Australian Attacks Lead to Culling

With the arrival of the spring season in Australia, the beaches are starting to attract more people as well as some aquatic creatures.  Last week, the Whitsunday Islands in Queensland saw shark attacks that injured two people. These attacks were also within 24 hours of each other, prompting officials to step in.

While shark attacks are nothing new to Australia or even countries that have open-sea beach access, there needs to be a solution to preventing these attacks.  Most popular tourist beaches in Australia have a shark net to weed out most of the larger ones to reduce serious injuries. The backup plan is what angers the PETA and Humane Society groups of the world.
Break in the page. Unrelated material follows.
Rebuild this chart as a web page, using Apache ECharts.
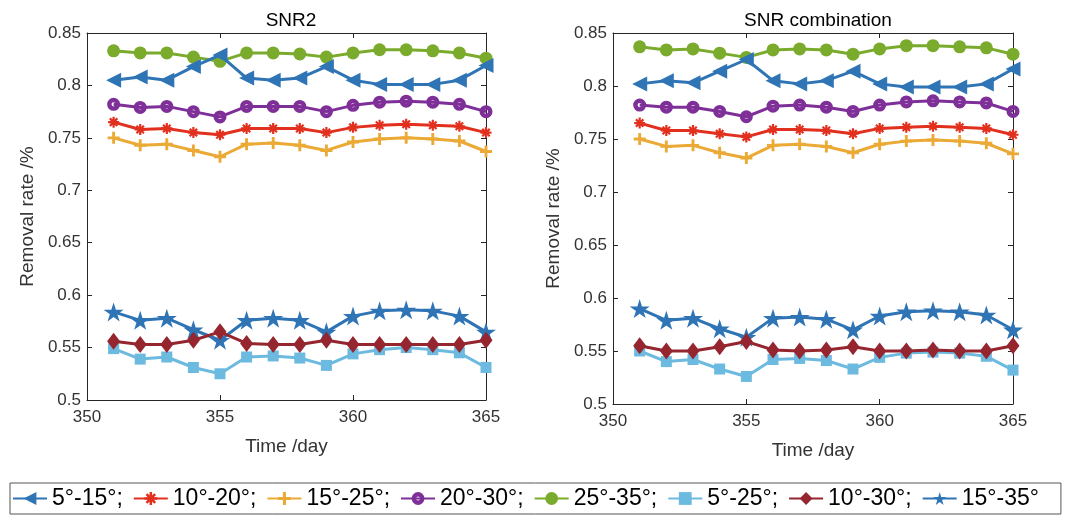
<!DOCTYPE html>
<html>
<head>
<meta charset="utf-8">
<script src="https://cdn.jsdelivr.net/npm/echarts@6/dist/echarts.min.js"></script>
<style>
html,body{margin:0;padding:0;background:#fff;}
#chart{width:1070px;height:519px;}
</style>
</head>
<body>
<div id="chart"></div>
<script>
// ---- Data ----
const days = [351,352,353,354,355,356,357,358,359,360,361,362,363,364,365];
const seriesNames = ['5°-15°;','10°-20°;','15°-25°;','20°-30°;','25°-35°;','5°-25°;','10°-30°;','15°-35°'];
const titles = ['SNR2','SNR combination'];

// SNR2 (left)
const snr2_5_15  = [0.805,0.808,0.805,0.818,0.829,0.807,0.805,0.807,0.818,0.805,0.801,0.801,0.801,0.805,0.819];
const snr2_10_20 = [0.765,0.758,0.759,0.755,0.753,0.759,0.759,0.759,0.755,0.760,0.762,0.763,0.762,0.761,0.755];
const snr2_15_25 = [0.750,0.743,0.744,0.738,0.732,0.744,0.745,0.743,0.738,0.746,0.749,0.750,0.749,0.747,0.737];
const snr2_20_30 = [0.782,0.779,0.780,0.775,0.770,0.780,0.780,0.780,0.775,0.781,0.784,0.785,0.784,0.782,0.775];
const snr2_25_35 = [0.833,0.831,0.831,0.827,0.823,0.831,0.831,0.830,0.827,0.831,0.834,0.834,0.833,0.831,0.826];
const snr2_5_25  = [0.549,0.539,0.541,0.531,0.525,0.541,0.542,0.540,0.533,0.544,0.548,0.550,0.548,0.545,0.531];
const snr2_10_30 = [0.556,0.553,0.553,0.557,0.565,0.554,0.553,0.553,0.557,0.553,0.553,0.553,0.553,0.553,0.557];
const snr2_15_35 = [0.584,0.576,0.578,0.567,0.557,0.576,0.578,0.576,0.565,0.580,0.585,0.586,0.585,0.580,0.565];

// SNR combination (right)
const comb_5_15  = [0.802,0.805,0.803,0.814,0.825,0.805,0.802,0.805,0.814,0.802,0.799,0.799,0.799,0.802,0.816];
const comb_10_20 = [0.765,0.758,0.758,0.755,0.752,0.759,0.759,0.758,0.755,0.760,0.761,0.762,0.761,0.760,0.754];
const comb_15_25 = [0.750,0.743,0.744,0.737,0.732,0.744,0.745,0.743,0.737,0.745,0.748,0.749,0.748,0.746,0.736];
const comb_20_30 = [0.782,0.780,0.780,0.776,0.771,0.781,0.782,0.780,0.776,0.782,0.785,0.786,0.785,0.784,0.776];
const comb_25_35 = [0.837,0.834,0.835,0.831,0.827,0.834,0.835,0.834,0.830,0.835,0.838,0.838,0.837,0.836,0.830];
const comb_5_25  = [0.550,0.540,0.542,0.533,0.526,0.542,0.543,0.541,0.533,0.544,0.548,0.549,0.548,0.545,0.532];
const comb_10_30 = [0.555,0.550,0.550,0.554,0.559,0.551,0.550,0.551,0.554,0.550,0.550,0.551,0.550,0.550,0.555];
const comb_15_35 = [0.590,0.579,0.581,0.571,0.563,0.581,0.582,0.580,0.570,0.583,0.587,0.588,0.587,0.584,0.570];

const yTicks = {min:0.5, max:0.85, interval:0.05};
const xTicks = {min:350, max:365, interval:5};

// ---- Styles ----
const FONT = 'Liberation Sans, Arial, Helvetica, sans-serif';
const AX = '#262626';
const LBL = '#333333';
const colors = ['#2f74b5','#e2301f','#eba935','#7e2f98','#7aab2c','#6cbadf','#952630','#2f74b5'];
const PLUS = 'path://M3.8,0 L6.2,0 L6.2,3.8 L10,3.8 L10,6.2 L6.2,6.2 L6.2,10 L3.8,10 L3.8,6.2 L0,6.2 L0,3.8 L3.8,3.8 Z';
const AST = 'path://M4.0,0 L6.0,0 L6.0,10 L4.0,10 Z M0,4.0 L10,4.0 L10,6.0 L0,6.0 Z M2.3,0.9 L9.1,7.7 L7.7,9.1 L0.9,2.3 Z M7.7,0.9 L9.1,2.3 L2.3,9.1 L0.9,7.7 Z';
const STAR = 'path://M50,0 L61,35 L98,35 L68,57 L79,91 L50,70 L21,91 L32,57 L2,35 L39,35 Z';
const RING = 'path://M0,5 A5,5 0 1,0 10,5 A5,5 0 1,0 0,5 Z M3.4,5 A1.6,1.6 0 1,1 6.6,5 A1.6,1.6 0 1,1 3.4,5 Z';
const markers = [
  {symbol:'triangle', symbolSize:[15,15], symbolRotate:90},
  {symbol:AST, symbolSize:11},
  {symbol:PLUS, symbolSize:12},
  {symbol:RING, symbolSize:13},
  {symbol:'circle', symbolSize:13},
  {symbol:'rect', symbolSize:11},
  {symbol:'diamond', symbolSize:[13,17]},
  {symbol:STAR, symbolSize:[20,19]}
];

const leftData  = [snr2_5_15,snr2_10_20,snr2_15_25,snr2_20_30,snr2_25_35,snr2_5_25,snr2_10_30,snr2_15_35];
const rightData = [comb_5_15,comb_10_20,comb_15_25,comb_20_30,comb_25_35,comb_5_25,comb_10_30,comb_15_35];

function makeSeries(dataArr, gi){
  return dataArr.map((arr,i)=>{
    const m = markers[i];
    const s = {
      name: seriesNames[i], type:'line',
      xAxisIndex: gi*2, yAxisIndex: gi*2,
      data: days.map((d,k)=>[d, arr[k]]),
      symbol: m.symbol, symbolSize: m.symbolSize, showAllSymbol:true,
      lineStyle:{color:colors[i], width:3},
      itemStyle:{color:colors[i]},
      z: 2 + (i===0?6:(i===7?5:i)),
      animation:false
    };
    if (m.symbolRotate) s.symbolRotate = m.symbolRotate;
    return s;
  });
}

function axes(gi){
  const common = {
    axisLine:{show:true, onZero:false, lineStyle:{color:AX, width:1}},
    axisTick:{show:true, inside:true, length:5, lineStyle:{color:AX}},
    splitLine:{show:false}
  };
  const xa = [
    Object.assign({type:'value', gridIndex:gi, position:'bottom', min:xTicks.min, max:xTicks.max, interval:xTicks.interval,
      name:'Time /day', nameLocation:'middle', nameGap: 37,
      nameTextStyle:{fontFamily:FONT, fontSize:19, color:LBL},
      axisLabel:{fontFamily:FONT, fontSize:17, color:LBL, margin:9}}, common),
    Object.assign({type:'value', gridIndex:gi, position:'top', min:xTicks.min, max:xTicks.max, interval:xTicks.interval,
      axisLabel:{show:false}}, common)
  ];
  const ya = [
    Object.assign({type:'value', gridIndex:gi, position:'left', min:yTicks.min, max:yTicks.max, interval:yTicks.interval,
      name:'Removal rate /%', nameLocation:'middle', nameGap: 50,
      nameTextStyle:{fontFamily:FONT, fontSize:19, color:LBL},
      axisLabel:{fontFamily:FONT, fontSize:17, color:LBL, margin:6}}, common),
    Object.assign({type:'value', gridIndex:gi, position:'right', min:yTicks.min, max:yTicks.max, interval:yTicks.interval,
      axisLabel:{show:false}}, common)
  ];
  return {xa, ya};
}

const a0 = axes(0), a1 = axes(1);

const chart = echarts.init(document.getElementById('chart'), null, {renderer:'canvas'});
chart.setOption({
  backgroundColor:'#fff',
  animation:false,
  title:[
    {text:titles[0], left:286, top:6, textAlign:'center', textStyle:{fontFamily:FONT, fontSize:19, fontWeight:'normal', color:'#000'}},
    {text:titles[1], left:813, top:6, textAlign:'center', textStyle:{fontFamily:FONT, fontSize:19, fontWeight:'normal', color:'#000'}}
  ],
  grid:[
    {left:87, right:584, top:33, bottom:119, containLabel:false},
    {left:613, right:57, top:33, bottom:115, containLabel:false}
  ],
  xAxis:[a0.xa[0], a0.xa[1], a1.xa[0], a1.xa[1]],
  yAxis:[a0.ya[0], a0.ya[1], a1.ya[0], a1.ya[1]],
  legend:{
    data: seriesNames,
    left:10, top:483,
    orient:'horizontal',
    itemWidth:34, itemHeight:16, itemGap:10,
    padding:[4,22,4,2],
    borderColor:'#555', borderWidth:1,
    textStyle:{fontFamily:FONT, fontSize:23, color:'#000'},
    selectedMode:false
  },
  series: makeSeries(leftData,0).concat(makeSeries(rightData,1))
});
</script>
</body>
</html>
Fishing authorities took out boats to trap and humanely dispose of sharks. Over the weekend, they killed 6 larger sharks hoping to scare away any possible predators. The Humane Society Australia has responded on twitter saying, “HSI acknowledges the need for bather protection, however culling sharks is not the solution. Personal shark deterrents, aerial surveillance, improved alert systems & education are more effective measures to reduce the incidence of shark-human interactions”

Australian authorities are urging people to stay out of the water for a little bit longer while cautionary measures are more stabilized and to not throw any food scraps into the water. Their measures appear to be effective so far. According to Tracking Sharks, 27 shark attacks have been reported in the USA, while Australia only has 17.